1. If the truth is created, then someone must have created the truth that the planet Neptune exists.
2. But for some one to have created the truth that the planet Neptune exists, he must have created the planet Neptune.
3. But no one created the planet Neptune.

4.Therefore, no one created the truth that the planet Neptune exists. (from 2, and 3, by Modus Tollens)

5.Therefore, no one created the truth, (From 1, and 4. By Modus Tollens).

You see, that is how making a case works.
 
Reconstructo
 
Reply Thu 10 Dec, 2009 06:49 pm
@kennethamy,
kennethamy;109908 wrote:
1. If the truth is created, then someone must have created the truth that the planet Neptune exists.
2. But for some one to have created the truth that the planet Neptune exists, he must have created the planet Neptune.
3. But no one created the planet Neptune.

4.Therefore, no one created the truth that the planet Neptune exists. (from 2, and 3, by Modus Tollens)

5.Therefore, no one created the truth, (From 1, and 4. By Modus Tollens).

You see, that is how making a case works.

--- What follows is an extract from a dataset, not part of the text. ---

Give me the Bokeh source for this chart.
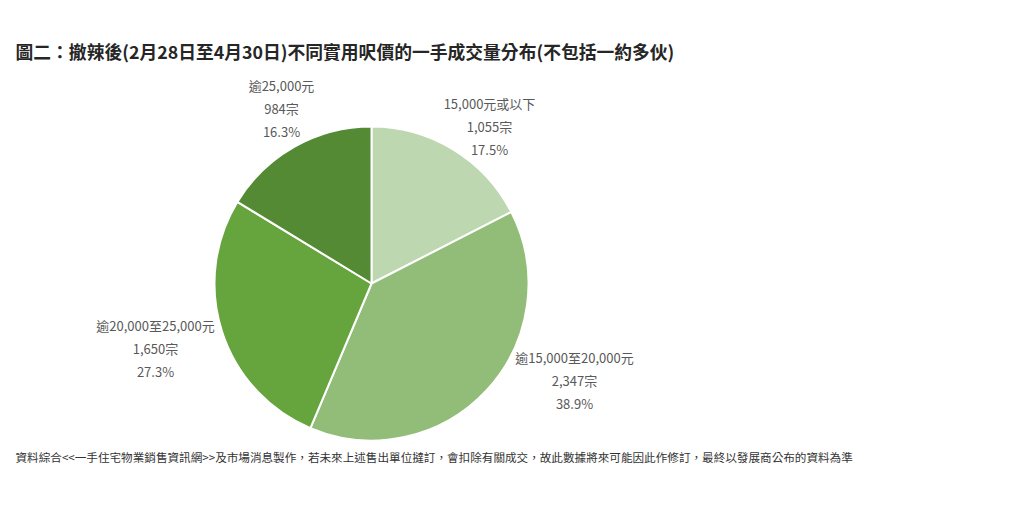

Number 2 is where I think you're wrong. For me, a "truth" is a justified belief. (And this is just one way to use such a vague word.) To create a belief or its justification is not to create a planet.

Also you're terms are seriously under-defined in the first place, from my point of view.
 
kennethamy
 
Reply Thu 10 Dec, 2009 07:02 pm
@Reconstructo,
Reconstructo;109954 wrote:
Number 2 is where I think you're wrong. For me, a "truth" is a justified belief. (And this is just one way to use such a vague word.) To create a belief or its justification is not to create a planet.

Also you're terms are seriously under-defined in the first place, from my point of view.



How could anyone "create" the truth that X exists unless he created X? For, if there is no X, then there is no truth that X exists. If there is no X, then X exists is not true. X exists is false. X exists is true if and only if X exists. Therefore, if X exists is false, then X exists is true is false.
 
Reconstructo
 
Reply Thu 10 Dec, 2009 07:11 pm
@fast,
What do we mean by "exist"? If you accept the correspondence theory of truth, then how is the reality we judge a statement's truthfulness by determined?

We create our statements as we create our concepts. Statements that help us tend to be repeated, disseminated. Yes, there is a reality outside of us but it is mediated by language and sense-data.
 
kennethamy
 
Reply Thu 10 Dec, 2009 07:35 pm
@Reconstructo,
Reconstructo;109959 wrote:
What do we mean by "exist"? .


What has that to do with it? No matter what "exist" means, it remains true that X exists if and only if it is true that X exists. Just as it is true the cat is on the mat if and only if the cat is on the mat. That we are talking about X exists rather than, the cat is on the mat, is irrelevant. X exists, and it is true that X exists are equivalent. And, in general, F(x) is equivalent to, it is true that F(x). The meaning of "exists" is a diversion. A red-herring.